Hablar de “Techo y comida” es hablar, claro, de
la excelente composición de Natalia de Molina (premio a la mejor actriz en el Festival de Málaga de Cine Español),
pero también del magnífico elenco de secundarios, tan convincentes y reales
que, cuando aparecen, uno no ve al actor, sino a una persona de carne y hueso,
al personaje real que vive en esta historia, cada uno con su propia tragedia y necesidad,
que va asfixiando poco a poco a nuestra protagonista.
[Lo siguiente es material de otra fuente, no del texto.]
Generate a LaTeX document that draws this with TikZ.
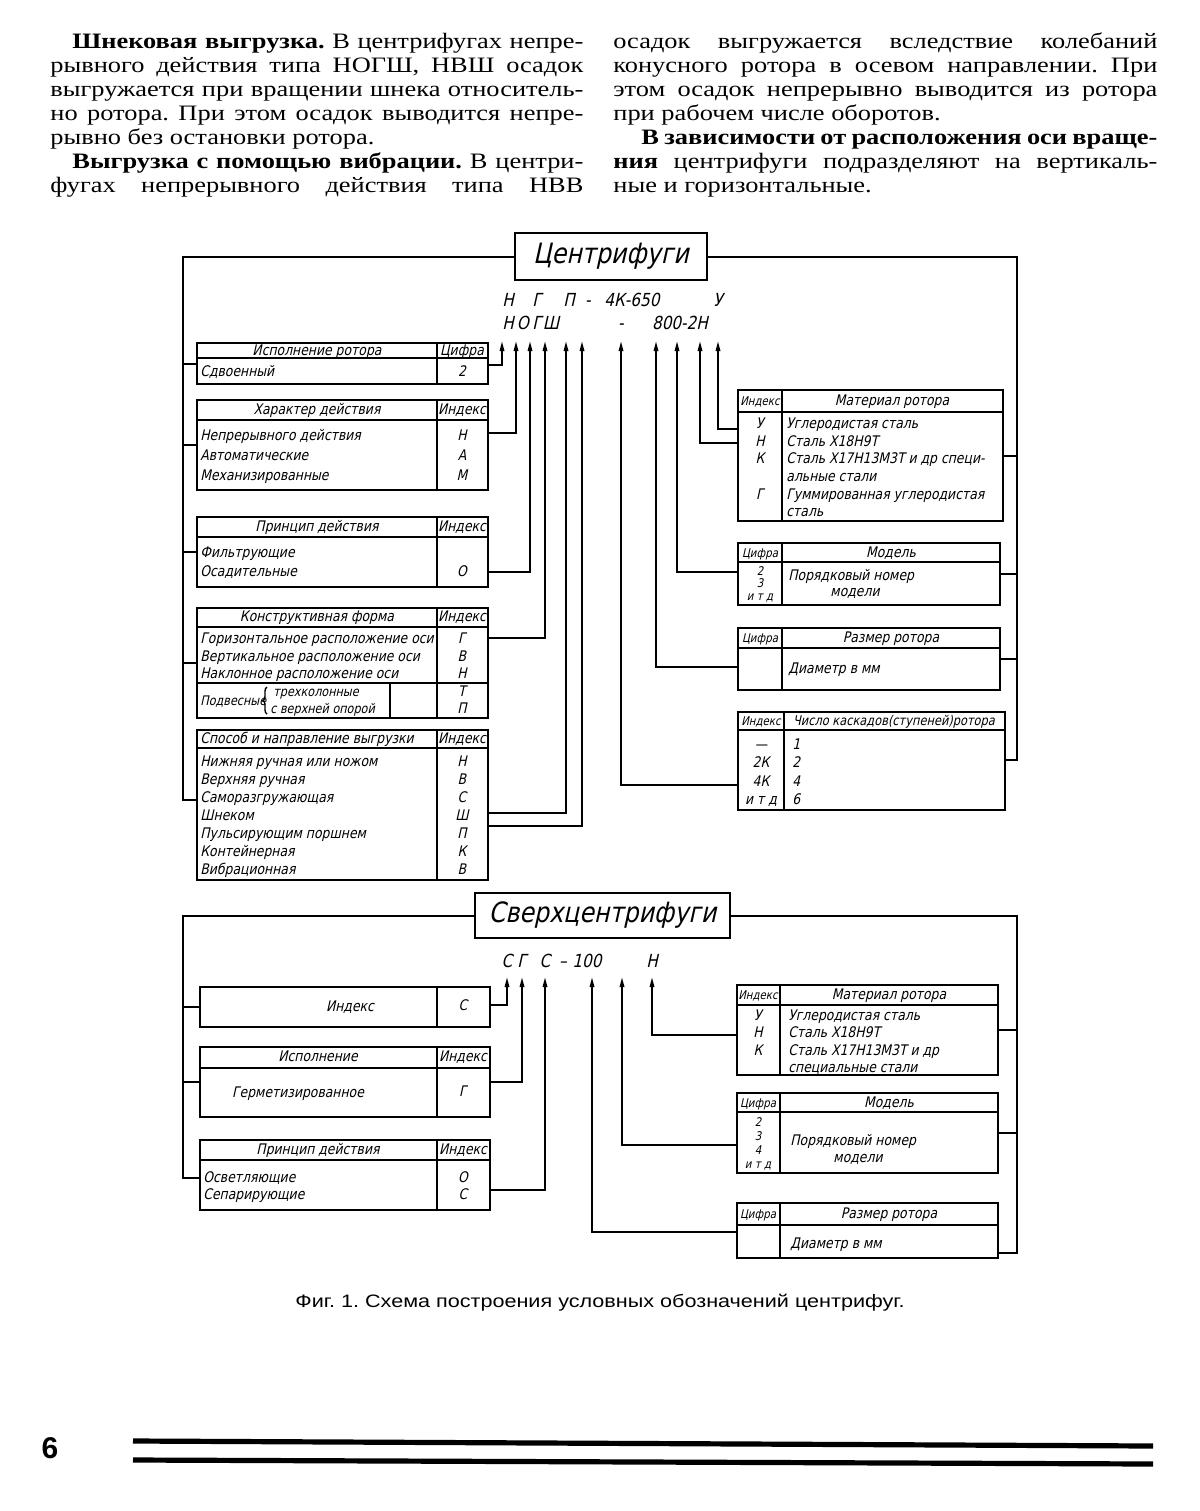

Ahí están, por ejemplo,
el niño Jaime López, un
descubrimiento, o las excelentes Mariana
Cordero, Mercedes Hoyos y Montse Torrent, en un cast realmente destacable al completo.
Una vez vista la película, disfrutada como pieza cinematográfica y coherente ejercicio de denuncia
social, con ese descriptivo y doloroso plano final que, sin embargo, podría
dar pie a una continuación que prolongara la historia, uno no puede sino
preguntarse cómo es posible que una obra de este calado haya surgido sin ayudas
de televisiones o instituciones, en un mérito indudable que hay que atribuir a
los productores que, creyendo en la historia, se han embarcado en esta aventura
y no sólo han salido airosos sino, hay que decirlo ya, triunfadores. Sin duda, una de las películas del año.